--- begin Supplied entries ---
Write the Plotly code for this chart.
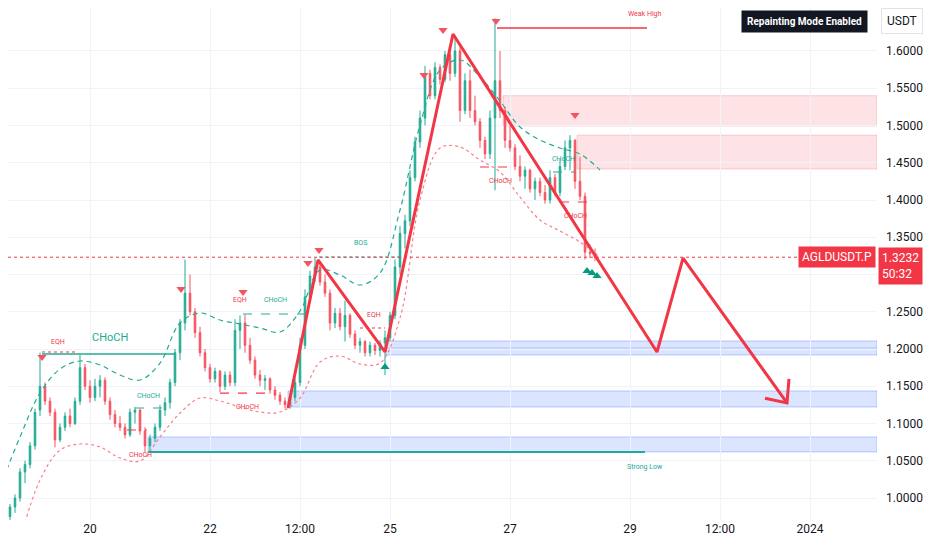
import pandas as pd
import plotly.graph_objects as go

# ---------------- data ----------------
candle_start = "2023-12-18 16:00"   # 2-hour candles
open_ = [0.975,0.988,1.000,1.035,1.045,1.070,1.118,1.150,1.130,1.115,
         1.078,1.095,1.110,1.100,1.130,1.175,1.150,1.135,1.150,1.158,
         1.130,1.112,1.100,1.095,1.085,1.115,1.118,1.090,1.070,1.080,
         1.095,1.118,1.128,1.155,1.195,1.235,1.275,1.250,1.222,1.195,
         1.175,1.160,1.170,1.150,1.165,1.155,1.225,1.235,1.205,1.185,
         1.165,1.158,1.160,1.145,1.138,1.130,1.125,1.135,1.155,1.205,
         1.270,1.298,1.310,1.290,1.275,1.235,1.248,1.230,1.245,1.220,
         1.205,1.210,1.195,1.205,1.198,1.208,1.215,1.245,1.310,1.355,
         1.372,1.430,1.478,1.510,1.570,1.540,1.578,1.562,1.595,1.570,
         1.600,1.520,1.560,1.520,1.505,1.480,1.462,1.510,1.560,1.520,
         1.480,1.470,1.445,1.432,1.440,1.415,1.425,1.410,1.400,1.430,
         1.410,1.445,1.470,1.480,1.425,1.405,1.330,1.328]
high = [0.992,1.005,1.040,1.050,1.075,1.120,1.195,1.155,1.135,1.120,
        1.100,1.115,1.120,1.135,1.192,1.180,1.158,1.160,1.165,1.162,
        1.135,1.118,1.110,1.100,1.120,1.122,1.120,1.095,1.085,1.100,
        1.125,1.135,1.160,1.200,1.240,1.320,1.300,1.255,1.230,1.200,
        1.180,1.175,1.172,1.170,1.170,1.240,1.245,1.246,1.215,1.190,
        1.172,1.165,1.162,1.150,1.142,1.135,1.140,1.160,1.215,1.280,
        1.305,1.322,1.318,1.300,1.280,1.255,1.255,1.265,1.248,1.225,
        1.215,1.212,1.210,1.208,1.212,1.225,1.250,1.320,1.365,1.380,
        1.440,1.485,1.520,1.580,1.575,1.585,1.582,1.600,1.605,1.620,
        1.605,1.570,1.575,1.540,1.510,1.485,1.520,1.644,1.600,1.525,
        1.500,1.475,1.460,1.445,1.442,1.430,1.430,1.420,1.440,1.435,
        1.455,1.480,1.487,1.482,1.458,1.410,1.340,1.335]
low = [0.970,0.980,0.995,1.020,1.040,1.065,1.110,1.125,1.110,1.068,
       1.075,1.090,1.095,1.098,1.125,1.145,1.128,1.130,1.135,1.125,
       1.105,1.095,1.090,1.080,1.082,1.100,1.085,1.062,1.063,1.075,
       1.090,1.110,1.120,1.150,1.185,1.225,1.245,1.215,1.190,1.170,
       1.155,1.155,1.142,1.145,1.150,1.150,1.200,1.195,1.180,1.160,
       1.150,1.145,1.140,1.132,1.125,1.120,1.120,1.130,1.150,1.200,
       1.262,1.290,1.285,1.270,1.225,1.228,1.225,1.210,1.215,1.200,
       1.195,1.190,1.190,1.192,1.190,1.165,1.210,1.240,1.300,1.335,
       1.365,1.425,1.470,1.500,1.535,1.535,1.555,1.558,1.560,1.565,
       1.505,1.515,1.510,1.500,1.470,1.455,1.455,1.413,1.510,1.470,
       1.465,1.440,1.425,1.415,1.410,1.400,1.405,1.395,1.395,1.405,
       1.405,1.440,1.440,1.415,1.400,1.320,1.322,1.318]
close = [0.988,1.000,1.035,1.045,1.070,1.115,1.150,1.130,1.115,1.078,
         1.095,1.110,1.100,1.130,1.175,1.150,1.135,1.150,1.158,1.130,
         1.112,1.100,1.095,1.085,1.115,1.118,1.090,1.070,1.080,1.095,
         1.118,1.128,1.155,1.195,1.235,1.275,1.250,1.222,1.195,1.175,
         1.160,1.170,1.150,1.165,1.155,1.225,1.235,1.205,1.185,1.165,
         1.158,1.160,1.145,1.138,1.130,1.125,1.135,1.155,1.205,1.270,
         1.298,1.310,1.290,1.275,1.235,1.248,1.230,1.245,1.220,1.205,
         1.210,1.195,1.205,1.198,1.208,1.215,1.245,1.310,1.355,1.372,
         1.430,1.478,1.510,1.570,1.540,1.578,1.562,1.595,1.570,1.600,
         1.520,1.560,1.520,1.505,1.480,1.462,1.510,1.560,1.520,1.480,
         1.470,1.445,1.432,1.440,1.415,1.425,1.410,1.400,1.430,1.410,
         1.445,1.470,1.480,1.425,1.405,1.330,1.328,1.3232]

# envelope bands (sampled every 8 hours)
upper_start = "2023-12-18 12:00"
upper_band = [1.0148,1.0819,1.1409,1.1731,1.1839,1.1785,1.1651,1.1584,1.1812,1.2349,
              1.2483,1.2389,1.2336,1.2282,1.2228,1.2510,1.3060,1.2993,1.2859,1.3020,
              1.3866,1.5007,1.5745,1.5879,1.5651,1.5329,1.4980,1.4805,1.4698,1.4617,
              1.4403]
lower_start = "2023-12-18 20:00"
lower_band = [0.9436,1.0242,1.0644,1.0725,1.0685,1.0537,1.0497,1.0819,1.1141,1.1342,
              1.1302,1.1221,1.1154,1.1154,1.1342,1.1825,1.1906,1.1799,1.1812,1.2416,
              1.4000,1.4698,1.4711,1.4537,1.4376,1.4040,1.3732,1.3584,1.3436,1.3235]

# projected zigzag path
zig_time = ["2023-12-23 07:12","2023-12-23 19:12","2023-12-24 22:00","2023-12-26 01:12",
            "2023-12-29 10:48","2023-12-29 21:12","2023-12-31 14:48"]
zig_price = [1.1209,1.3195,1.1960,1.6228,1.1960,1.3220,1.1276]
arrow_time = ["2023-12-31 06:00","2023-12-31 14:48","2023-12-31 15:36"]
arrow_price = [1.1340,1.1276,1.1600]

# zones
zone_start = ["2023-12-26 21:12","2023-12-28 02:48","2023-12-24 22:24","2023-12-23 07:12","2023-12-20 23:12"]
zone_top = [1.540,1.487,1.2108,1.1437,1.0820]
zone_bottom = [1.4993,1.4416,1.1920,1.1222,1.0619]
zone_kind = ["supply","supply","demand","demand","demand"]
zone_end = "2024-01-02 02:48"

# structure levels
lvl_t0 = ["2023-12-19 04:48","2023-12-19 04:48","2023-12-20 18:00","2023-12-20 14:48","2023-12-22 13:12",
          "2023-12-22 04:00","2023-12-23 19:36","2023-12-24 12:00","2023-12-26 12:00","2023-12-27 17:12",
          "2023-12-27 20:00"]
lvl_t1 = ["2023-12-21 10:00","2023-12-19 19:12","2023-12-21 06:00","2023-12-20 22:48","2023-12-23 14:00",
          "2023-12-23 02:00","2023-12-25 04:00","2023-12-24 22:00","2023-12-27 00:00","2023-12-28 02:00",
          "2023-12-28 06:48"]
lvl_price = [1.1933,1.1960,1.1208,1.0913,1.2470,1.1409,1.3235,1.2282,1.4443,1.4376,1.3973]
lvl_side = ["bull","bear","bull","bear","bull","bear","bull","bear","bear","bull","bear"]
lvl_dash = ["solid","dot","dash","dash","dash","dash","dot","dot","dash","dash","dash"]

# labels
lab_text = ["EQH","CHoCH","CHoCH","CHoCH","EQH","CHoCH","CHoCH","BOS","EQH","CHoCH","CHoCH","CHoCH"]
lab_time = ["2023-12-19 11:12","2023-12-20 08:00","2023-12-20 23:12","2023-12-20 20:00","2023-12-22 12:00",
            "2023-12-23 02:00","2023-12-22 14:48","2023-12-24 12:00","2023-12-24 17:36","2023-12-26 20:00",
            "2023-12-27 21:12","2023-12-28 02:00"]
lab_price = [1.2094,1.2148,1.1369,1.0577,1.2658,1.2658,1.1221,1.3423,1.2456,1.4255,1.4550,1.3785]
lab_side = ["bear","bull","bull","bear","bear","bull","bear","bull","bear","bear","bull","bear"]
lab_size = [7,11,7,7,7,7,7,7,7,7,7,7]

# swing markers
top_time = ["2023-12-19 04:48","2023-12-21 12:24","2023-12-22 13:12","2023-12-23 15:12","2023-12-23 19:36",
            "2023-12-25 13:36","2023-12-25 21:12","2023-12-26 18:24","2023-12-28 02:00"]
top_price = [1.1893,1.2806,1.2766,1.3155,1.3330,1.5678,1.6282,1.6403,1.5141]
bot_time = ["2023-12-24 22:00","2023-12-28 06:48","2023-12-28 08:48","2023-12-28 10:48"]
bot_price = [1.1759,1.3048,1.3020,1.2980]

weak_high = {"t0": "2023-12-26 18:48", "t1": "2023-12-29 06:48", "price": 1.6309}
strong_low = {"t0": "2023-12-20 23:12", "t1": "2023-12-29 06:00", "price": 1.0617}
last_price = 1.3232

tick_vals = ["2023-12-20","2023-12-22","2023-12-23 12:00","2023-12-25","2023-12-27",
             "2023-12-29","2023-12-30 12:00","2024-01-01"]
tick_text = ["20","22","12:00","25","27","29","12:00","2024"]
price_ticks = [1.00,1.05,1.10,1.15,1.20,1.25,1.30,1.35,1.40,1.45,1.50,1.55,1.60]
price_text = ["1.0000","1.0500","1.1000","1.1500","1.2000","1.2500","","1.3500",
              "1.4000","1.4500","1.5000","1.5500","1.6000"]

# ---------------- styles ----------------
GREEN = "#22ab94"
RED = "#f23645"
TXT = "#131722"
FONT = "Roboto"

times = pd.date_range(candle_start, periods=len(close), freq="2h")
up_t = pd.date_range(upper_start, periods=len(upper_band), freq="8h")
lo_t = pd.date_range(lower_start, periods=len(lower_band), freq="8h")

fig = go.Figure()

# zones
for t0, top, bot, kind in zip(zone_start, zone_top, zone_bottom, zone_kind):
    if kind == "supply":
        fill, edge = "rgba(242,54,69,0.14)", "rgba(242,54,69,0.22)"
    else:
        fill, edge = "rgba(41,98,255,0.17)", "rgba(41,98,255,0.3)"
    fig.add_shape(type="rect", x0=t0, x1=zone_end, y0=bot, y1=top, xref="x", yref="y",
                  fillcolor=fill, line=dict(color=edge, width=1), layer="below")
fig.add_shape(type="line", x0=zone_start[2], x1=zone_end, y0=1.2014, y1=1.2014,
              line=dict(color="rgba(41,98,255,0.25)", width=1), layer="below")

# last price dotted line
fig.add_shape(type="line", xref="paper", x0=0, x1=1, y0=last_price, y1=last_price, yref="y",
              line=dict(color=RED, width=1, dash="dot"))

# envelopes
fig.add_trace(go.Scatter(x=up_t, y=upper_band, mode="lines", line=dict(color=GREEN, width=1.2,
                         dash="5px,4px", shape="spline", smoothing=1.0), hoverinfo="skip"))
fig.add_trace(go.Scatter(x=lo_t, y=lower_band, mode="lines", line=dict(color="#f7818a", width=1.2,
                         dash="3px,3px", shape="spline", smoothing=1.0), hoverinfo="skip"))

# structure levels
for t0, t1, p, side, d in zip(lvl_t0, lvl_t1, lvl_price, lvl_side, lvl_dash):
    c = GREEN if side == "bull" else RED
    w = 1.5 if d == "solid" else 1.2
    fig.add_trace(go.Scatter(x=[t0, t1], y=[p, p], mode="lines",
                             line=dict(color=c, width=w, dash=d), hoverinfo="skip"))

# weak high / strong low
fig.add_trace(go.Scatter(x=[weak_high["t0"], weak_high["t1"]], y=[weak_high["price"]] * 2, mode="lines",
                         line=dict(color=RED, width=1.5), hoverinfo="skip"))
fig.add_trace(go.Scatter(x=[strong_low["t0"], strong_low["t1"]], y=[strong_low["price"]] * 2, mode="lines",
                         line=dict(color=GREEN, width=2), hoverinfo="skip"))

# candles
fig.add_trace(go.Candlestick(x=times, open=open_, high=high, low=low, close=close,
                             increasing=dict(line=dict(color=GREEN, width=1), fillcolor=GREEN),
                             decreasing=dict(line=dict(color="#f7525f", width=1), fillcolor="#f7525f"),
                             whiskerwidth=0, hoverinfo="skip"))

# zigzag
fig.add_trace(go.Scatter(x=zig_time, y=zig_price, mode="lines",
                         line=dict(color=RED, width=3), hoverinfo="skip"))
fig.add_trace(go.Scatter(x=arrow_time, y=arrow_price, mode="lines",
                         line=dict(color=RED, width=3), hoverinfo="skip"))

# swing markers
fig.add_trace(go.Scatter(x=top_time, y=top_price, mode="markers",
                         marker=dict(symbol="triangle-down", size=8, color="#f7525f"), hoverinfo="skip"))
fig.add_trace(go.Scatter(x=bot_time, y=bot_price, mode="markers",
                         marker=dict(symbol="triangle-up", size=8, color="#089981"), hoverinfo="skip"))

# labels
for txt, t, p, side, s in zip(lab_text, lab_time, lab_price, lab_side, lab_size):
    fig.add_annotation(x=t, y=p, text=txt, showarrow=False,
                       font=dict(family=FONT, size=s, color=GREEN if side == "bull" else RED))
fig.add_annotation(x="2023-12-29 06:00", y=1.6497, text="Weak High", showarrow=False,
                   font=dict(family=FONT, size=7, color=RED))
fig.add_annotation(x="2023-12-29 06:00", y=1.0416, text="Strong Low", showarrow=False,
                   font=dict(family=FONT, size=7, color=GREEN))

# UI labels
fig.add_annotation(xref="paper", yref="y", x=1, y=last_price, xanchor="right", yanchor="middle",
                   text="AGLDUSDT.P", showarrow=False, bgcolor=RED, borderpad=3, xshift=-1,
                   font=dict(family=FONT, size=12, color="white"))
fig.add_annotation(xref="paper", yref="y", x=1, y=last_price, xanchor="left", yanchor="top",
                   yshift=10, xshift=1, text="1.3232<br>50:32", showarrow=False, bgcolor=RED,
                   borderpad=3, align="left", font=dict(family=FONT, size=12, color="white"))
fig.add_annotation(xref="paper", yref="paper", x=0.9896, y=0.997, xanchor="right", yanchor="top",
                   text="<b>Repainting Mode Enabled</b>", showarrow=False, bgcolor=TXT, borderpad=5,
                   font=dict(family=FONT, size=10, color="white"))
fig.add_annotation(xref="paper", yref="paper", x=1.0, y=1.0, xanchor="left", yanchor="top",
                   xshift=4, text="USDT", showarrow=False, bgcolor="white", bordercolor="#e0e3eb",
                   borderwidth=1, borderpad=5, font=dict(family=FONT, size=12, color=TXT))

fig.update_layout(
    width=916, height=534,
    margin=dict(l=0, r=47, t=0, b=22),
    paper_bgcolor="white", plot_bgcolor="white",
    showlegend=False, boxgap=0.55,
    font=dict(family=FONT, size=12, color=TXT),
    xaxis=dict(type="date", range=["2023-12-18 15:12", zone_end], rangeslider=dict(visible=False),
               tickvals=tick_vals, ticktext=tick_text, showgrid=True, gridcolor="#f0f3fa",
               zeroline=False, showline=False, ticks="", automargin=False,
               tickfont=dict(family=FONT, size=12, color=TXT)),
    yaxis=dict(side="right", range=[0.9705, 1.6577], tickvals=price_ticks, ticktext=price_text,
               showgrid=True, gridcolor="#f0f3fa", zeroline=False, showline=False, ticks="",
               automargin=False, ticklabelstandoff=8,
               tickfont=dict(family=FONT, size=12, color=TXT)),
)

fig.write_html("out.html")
--- end Supplied entries ---
--- begin Supplied entries ---
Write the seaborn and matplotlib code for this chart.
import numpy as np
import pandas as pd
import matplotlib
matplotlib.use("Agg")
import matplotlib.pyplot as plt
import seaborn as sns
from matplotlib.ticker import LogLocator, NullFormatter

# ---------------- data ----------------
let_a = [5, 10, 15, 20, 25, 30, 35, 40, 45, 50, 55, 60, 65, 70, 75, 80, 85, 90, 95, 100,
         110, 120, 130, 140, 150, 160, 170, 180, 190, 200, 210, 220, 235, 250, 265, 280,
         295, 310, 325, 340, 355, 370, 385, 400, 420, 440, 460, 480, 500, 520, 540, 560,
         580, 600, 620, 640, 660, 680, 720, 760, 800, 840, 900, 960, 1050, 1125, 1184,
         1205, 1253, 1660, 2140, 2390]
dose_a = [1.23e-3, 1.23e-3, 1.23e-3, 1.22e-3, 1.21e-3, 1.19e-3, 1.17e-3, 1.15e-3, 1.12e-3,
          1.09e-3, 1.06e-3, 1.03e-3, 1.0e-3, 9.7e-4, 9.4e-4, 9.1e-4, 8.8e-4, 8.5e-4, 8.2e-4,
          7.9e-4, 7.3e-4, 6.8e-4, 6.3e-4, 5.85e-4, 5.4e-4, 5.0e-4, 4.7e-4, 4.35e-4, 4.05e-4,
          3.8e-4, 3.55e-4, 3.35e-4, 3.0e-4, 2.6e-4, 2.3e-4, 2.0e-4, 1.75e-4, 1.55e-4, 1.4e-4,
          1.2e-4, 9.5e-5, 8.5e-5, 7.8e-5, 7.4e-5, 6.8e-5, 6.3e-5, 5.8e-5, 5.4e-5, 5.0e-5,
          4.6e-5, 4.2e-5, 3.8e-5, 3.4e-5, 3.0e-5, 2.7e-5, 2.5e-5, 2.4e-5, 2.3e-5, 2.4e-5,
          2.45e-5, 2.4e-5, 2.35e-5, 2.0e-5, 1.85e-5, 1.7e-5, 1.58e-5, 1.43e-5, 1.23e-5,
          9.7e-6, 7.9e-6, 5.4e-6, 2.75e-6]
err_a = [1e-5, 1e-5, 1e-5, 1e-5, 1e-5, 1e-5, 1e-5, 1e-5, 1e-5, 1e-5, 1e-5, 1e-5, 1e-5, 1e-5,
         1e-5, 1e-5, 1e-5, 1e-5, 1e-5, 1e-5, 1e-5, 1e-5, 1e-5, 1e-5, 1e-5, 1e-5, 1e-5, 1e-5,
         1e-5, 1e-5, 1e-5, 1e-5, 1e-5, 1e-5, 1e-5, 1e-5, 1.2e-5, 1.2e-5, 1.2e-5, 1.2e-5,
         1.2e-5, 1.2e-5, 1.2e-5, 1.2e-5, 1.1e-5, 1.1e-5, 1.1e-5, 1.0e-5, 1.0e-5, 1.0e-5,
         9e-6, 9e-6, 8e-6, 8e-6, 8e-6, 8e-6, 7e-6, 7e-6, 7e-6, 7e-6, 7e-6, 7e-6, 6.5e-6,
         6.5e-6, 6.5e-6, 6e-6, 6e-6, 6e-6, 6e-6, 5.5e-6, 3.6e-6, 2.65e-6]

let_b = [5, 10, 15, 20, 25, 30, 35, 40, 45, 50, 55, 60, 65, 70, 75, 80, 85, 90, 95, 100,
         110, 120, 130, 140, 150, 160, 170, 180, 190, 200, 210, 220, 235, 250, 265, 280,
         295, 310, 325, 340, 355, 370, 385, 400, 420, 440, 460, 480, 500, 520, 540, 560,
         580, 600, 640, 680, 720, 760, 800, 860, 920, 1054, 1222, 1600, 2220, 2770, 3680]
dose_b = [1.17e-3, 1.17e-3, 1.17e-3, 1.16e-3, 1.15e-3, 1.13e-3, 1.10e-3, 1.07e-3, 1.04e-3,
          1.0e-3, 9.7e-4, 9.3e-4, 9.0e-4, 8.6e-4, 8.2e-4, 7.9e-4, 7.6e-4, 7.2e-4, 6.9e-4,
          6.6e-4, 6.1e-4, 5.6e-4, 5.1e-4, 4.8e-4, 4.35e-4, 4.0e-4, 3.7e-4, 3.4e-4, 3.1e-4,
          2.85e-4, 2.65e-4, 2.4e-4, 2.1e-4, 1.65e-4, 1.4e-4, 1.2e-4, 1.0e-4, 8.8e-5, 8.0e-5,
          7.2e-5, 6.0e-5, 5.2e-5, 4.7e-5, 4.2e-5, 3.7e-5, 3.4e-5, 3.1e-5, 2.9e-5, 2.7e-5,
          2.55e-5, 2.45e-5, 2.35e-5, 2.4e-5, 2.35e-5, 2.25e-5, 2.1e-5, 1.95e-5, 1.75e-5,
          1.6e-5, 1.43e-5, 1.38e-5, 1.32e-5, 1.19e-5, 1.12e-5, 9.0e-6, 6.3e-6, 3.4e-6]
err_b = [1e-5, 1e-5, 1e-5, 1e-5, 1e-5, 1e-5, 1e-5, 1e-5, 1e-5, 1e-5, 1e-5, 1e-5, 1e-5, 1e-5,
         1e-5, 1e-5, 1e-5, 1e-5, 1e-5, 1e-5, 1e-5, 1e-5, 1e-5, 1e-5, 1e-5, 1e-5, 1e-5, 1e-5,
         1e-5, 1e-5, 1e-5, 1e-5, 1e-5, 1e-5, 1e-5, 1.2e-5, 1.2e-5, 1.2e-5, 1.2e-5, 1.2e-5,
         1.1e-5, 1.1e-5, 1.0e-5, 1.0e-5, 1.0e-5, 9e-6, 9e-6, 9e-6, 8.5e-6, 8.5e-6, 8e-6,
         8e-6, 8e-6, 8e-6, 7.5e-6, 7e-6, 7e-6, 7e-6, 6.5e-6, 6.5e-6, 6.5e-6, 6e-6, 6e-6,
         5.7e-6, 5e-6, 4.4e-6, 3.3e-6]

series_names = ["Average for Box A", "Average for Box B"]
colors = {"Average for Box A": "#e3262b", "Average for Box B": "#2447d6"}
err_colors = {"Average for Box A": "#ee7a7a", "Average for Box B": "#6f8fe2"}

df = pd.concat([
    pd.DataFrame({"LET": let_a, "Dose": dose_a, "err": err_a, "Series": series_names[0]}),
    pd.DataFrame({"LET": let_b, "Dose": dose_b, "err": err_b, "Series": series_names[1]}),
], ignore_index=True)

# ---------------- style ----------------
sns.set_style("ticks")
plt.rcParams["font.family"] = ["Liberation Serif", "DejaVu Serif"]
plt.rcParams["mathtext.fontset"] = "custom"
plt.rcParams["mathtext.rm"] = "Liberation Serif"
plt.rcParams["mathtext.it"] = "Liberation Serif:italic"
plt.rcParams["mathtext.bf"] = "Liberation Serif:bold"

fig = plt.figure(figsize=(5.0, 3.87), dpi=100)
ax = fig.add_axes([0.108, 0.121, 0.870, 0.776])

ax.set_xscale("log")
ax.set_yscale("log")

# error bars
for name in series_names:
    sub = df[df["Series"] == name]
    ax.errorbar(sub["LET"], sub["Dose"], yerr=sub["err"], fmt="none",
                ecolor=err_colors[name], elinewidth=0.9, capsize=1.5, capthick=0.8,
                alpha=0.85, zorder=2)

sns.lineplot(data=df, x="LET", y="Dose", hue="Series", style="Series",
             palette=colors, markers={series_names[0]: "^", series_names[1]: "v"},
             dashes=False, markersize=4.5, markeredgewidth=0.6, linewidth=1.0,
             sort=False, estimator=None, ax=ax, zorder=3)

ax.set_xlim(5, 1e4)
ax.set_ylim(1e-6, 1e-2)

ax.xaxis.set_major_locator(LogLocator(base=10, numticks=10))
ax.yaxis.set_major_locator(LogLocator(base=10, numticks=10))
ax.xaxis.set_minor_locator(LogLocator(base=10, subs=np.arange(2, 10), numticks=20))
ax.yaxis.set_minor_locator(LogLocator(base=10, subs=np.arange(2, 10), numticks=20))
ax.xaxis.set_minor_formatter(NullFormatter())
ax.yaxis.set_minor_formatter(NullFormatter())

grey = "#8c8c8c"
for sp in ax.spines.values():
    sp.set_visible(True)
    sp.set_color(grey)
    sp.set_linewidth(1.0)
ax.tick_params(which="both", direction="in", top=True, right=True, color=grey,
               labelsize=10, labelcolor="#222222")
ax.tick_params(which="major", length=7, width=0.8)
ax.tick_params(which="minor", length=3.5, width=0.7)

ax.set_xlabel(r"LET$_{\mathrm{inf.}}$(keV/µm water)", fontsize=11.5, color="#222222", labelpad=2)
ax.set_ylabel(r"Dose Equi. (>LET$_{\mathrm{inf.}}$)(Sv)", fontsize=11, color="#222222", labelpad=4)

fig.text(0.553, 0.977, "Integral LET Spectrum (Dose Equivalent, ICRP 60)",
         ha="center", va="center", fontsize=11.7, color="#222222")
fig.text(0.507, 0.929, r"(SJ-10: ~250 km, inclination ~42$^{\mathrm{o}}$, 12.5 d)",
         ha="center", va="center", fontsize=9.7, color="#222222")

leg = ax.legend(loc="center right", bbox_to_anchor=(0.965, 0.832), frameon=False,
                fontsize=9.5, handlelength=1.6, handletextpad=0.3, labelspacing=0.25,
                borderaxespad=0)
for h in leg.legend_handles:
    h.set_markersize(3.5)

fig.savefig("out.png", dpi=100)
--- end Supplied entries ---
_Exercise_:
Nothing but the lines from the one with "Write the Plotly code for this chart." through the one with "import plotly.graph_objects as go" should be copied, word for word. Pictures are left out.

_Exercise answer_:
Write the Plotly code for this chart.
import pandas as pd
import plotly.graph_objects as go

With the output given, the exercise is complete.